Results : In this paper, the training set of the BERT Chinese semantic similarity calculation model to train the Chinese semantic similarity model is the LCQMC (large-scale Chinese question matching corpus) data set. The Mongolian-Chinese machine translation experiments all use the training set and development set provided by CCMT2021, and the test set uses the offline test set provided by CCMT2019. In the experiment, firstly, through the comparison of partial segmentation, BPE segmentation and BiLSTM-CNN-CRF neural network segmentation experiments on Mongolian-Chinese machine translation Mongolian corpus, it is found that the method based on partial segmentation in the Transformer neural machine translation system is higher. For other segmentation methods with different granularities, the BLEU4 value reaches 69.87%. This may be because the BPE segmentation method is mainly based on word frequency statistics, which will cause Mongolian to lose the original part of speech and word meaning. The BiLSTM-CNN-CRF neural network segmentation method has a high word segmentation accuracy, but in the Mongolian-Chinese machine translation task, the Mongolian sentences become longer and the word segmentation granularity is too fine. Therefore, subsequent experiments will be carried out on the basis of the partial segmentation method with the highest BLEU value. Then, the Mongolian corpus is partially segmented and the control characters in the Mongolian corpus are filtered. Based on the data enhancement by using the BERT model, the quality of the Mongolian-Chinese neural machine translation is significantly improved. This method makes the BLEU4 value reach 75.28%. By analyzing the experimental results, it is concluded that BERT data enhancement technology based on word segmentation can effectively improve the generalization ability of neural machine translation to low-resource languagesto deal with the sparse problem of parallel bilingual data in Mongolian-Chinese machine translation tasks.

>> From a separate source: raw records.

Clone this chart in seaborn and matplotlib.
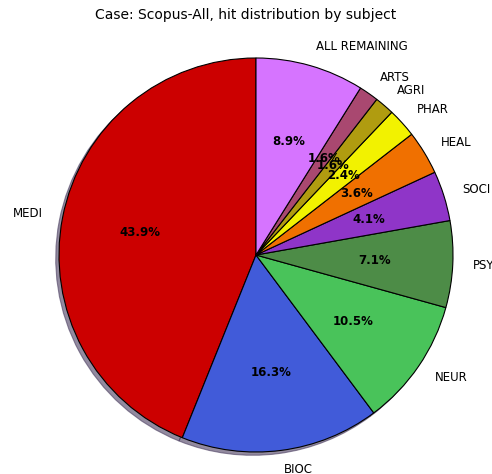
import matplotlib
matplotlib.use("Agg")
import matplotlib.pyplot as plt
import seaborn as sns

sns.set_style("white")
plt.rcParams["text.color"] = "black"

# Data
subjects = ["MEDI", "BIOC", "NEUR", "PSY", "SOCI", "HEAL", "PHAR", "AGRI", "ARTS", "ALL REMAINING"]
shares = [43.9, 16.3, 10.5, 7.1, 4.1, 3.6, 2.4, 1.6, 1.6, 8.9]
colors = ["#cc0000", "#415bd9", "#49c35a", "#4d8c47", "#8f35c8",
          "#f07000", "#f2f200", "#b09c10", "#a94870", "#d674ff"]

fig = plt.figure(figsize=(4.92, 4.74), dpi=100)
ax = fig.add_axes([0, 0, 1, 1])

wedges, texts, autotexts = ax.pie(
    shares, labels=subjects, colors=colors, autopct="%1.1f%%",
    startangle=90,
    shadow={"ox": -0.012, "oy": -0.012, "facecolor": "#4a3d60",
            "edgecolor": "#4a3d60", "alpha": 0.6},
    labeldistance=1.1, pctdistance=0.6,
    wedgeprops={"edgecolor": "black", "linewidth": 0.8},
    textprops={"fontsize": 8.5, "color": "black"},
)
for t in autotexts:
    t.set_fontweight("bold")

r = 197.0
ax.set_aspect("equal")
ax.set_xlim(-256 / r, (492 - 256) / r)
ax.set_ylim(-(474 - 255) / r, 255 / r)
ax.axis("off")

fig.suptitle("Case: Scopus-All, hit distribution by subject", y=1 - 15 / 474,
             va="center", fontsize=10, color="black")

fig.savefig("out.png", dpi=100)
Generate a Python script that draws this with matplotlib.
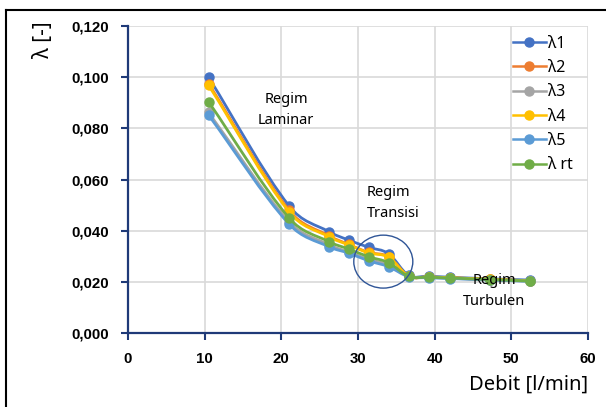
import numpy as np
import matplotlib
matplotlib.use('Agg')
import matplotlib.pyplot as plt
from matplotlib.path import Path
from matplotlib.patches import PathPatch, Ellipse
from matplotlib.lines import Line2D

# data
debit = [10.5, 21.0, 26.2, 28.8, 31.4, 34.0, 36.6, 39.2, 42.0, 47.2, 52.4]
lam1 = [0.1000, 0.0497, 0.0396, 0.0363, 0.0335, 0.0310, 0.0225, 0.0222, 0.0218, 0.0212, 0.0207]
lam2 = [0.0975, 0.0480, 0.0380, 0.0346, 0.0315, 0.0298, 0.0222, 0.0219, 0.0216, 0.0210, 0.0204]
lam3 = [0.0862, 0.0435, 0.0345, 0.0316, 0.0288, 0.0266, 0.0221, 0.0218, 0.0214, 0.0208, 0.0203]
lam4 = [0.0969, 0.0474, 0.0376, 0.0344, 0.0313, 0.0296, 0.0222, 0.0219, 0.0216, 0.0210, 0.0204]
lam5 = [0.0852, 0.0426, 0.0337, 0.0312, 0.0282, 0.0259, 0.0220, 0.0216, 0.0213, 0.0207, 0.0202]
lamrt = [0.0904, 0.0450, 0.0357, 0.0328, 0.0298, 0.0275, 0.0221, 0.0218, 0.0215, 0.0209, 0.0203]
series = [('λ1', lam1, '#4472C4'), ('λ2', lam2, '#ED7D31'), ('λ3', lam3, '#A5A5A5'),
          ('λ4', lam4, '#FFC000'), ('λ5', lam5, '#5B9BD5'), ('λ rt', lamrt, '#70AD47')]
xticks = [0, 10, 20, 30, 40, 50, 60]
yticks = [0.0, 0.02, 0.04, 0.06, 0.08, 0.10, 0.12]

plt.rcParams['font.family'] = ['Noto Sans', 'DejaVu Sans']
navy = '#1F3A78'


def smooth_path(x, y):
    # bezier through the points, slopes from neighbours (x-parametrised)
    x = np.asarray(x, float); y = np.asarray(y, float)
    n = len(x)
    m = np.empty(n)
    m[0] = (y[1] - y[0]) / (x[1] - x[0])
    m[-1] = (y[-1] - y[-2]) / (x[-1] - x[-2])
    for i in range(1, n - 1):
        m[i] = (y[i + 1] - y[i - 1]) / (x[i + 1] - x[i - 1])
    verts = [(x[0], y[0])]; codes = [Path.MOVETO]
    for i in range(n - 1):
        h = (x[i + 1] - x[i]) / 3
        verts += [(x[i] + h, y[i] + m[i] * h), (x[i + 1] - h, y[i + 1] - m[i + 1] * h), (x[i + 1], y[i + 1])]
        codes += [Path.CURVE4] * 3
    return Path(verts, codes)


fig = plt.figure(figsize=(6.06, 4.07), dpi=100)
ax = fig.add_axes([128/606, 1 - 333/407, 460/606, 307/407])

handles = []
for i, (lbl, vals, col) in enumerate(series):
    ax.add_patch(PathPatch(smooth_path(debit, vals), fill=False, edgecolor=col,
                           lw=2.0, zorder=3 + i, capstyle='round'))
    ax.plot(debit, vals, 'o', color=col, ms=6.5, zorder=3 + i)
    handles.append(Line2D([], [], color=col, lw=1.8, marker='o', ms=6.5))

ax.set_xlim(0, 60); ax.set_ylim(0, 0.12)
tickfont = dict(family='Liberation Sans', fontweight='bold', fontsize=10.8)
ax.set_xticks(xticks)
ax.set_xticklabels([str(v) for v in xticks], **tickfont)
ax.set_yticks(yticks)
ax.set_yticklabels([f'{v:.3f}'.replace('.', ',') for v in yticks], **tickfont)
ax.grid(True, color='#D9D9D9', lw=1.2, zorder=0)
ax.set_axisbelow(True)
for s in ['top', 'right']: ax.spines[s].set_visible(False)
for s in ['left', 'bottom']: ax.spines[s].set_color(navy); ax.spines[s].set_linewidth(1.6)
ax.tick_params(colors=navy, width=1.5, length=5, labelcolor='black')
ax.tick_params(axis='x', pad=9)
ax.tick_params(axis='y', pad=9)

ax.legend(handles, [s[0] for s in series], loc='upper left', bbox_to_anchor=(0.805, 1.015),
          frameon=False, fontsize=11.5, handlelength=2.1, handletextpad=0.1, labelspacing=0.52)

ax.add_patch(Ellipse((33.3, 0.0279), 7.7, 0.0207, fill=False, edgecolor='#2F5597', lw=1.0, zorder=10))

fig.text(286/606, 1 - 110/407, 'Regim\nLaminar', fontsize=10.5, ha='center', va='center', linespacing=1.6)
fig.text(367/606, 1 - 203/407, 'Regim\nTransisi', fontsize=10.5, ha='left', va='center', linespacing=1.6)
fig.text(494/606, 1 - 291/407, 'Regim\nTurbulen', fontsize=10.5, ha='center', va='center', linespacing=1.6, zorder=20)

fig.text(44/606, 1 - 40/407, 'λ [-]', rotation=90, fontsize=15, ha='center', va='center')
fig.text(588/606, 1 - 385/407, 'Debit [l/min]', fontsize=14.5, ha='right', va='center')

# outer frame (top and left edges)
fig.add_artist(Line2D([6/606, 1], [1 - 10/407] * 2, color='black', lw=1.5))
fig.add_artist(Line2D([6/606] * 2, [0, 1 - 10/407], color='black', lw=1.5))

fig.savefig('out.png', dpi=100)
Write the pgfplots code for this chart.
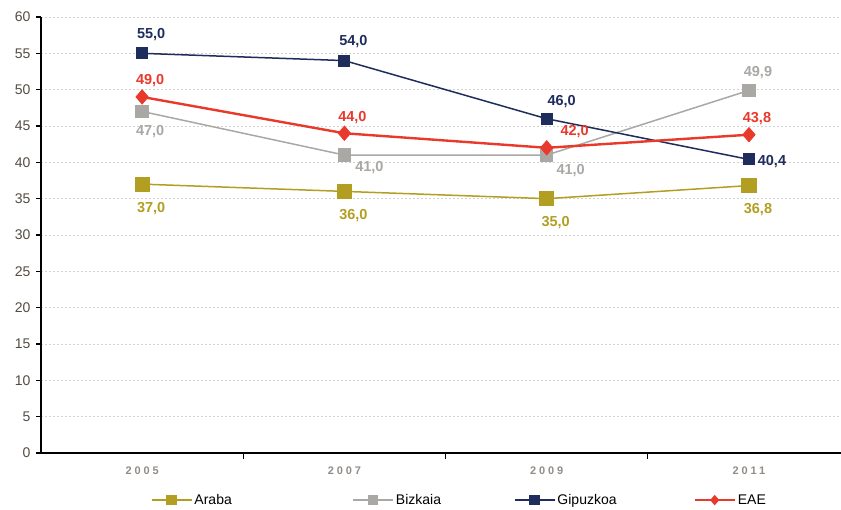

Conclusions : The above experimental results show that treating Mongolian words as a whole will lose a lot of grammatical and semantic information, and word segmentation in Mongolian can not only reduce the loss of grammar and semantics, but also solve the problem of data sparseness. Compared with the word-based method, the Mongolian word segmentation method has better performance on the Transformer-based neural machine translation system. The application of the BERT data enhancement method in the Mongolian-Chinese neural machine translation based on word segmentation can construct a high-quality Mongolian-Chinese pseudo-parallel corpus, effectively expand the Mongolian-Chinese machine training corpus, and thus improve the translation quality of machine translation. In the task of bilingual machine translation between Mongolian and Chinese, the most serious problem is the problem of sparse bilingual data. In the future research work on this problem, methods such as transfer learning and post-translation processing can be used.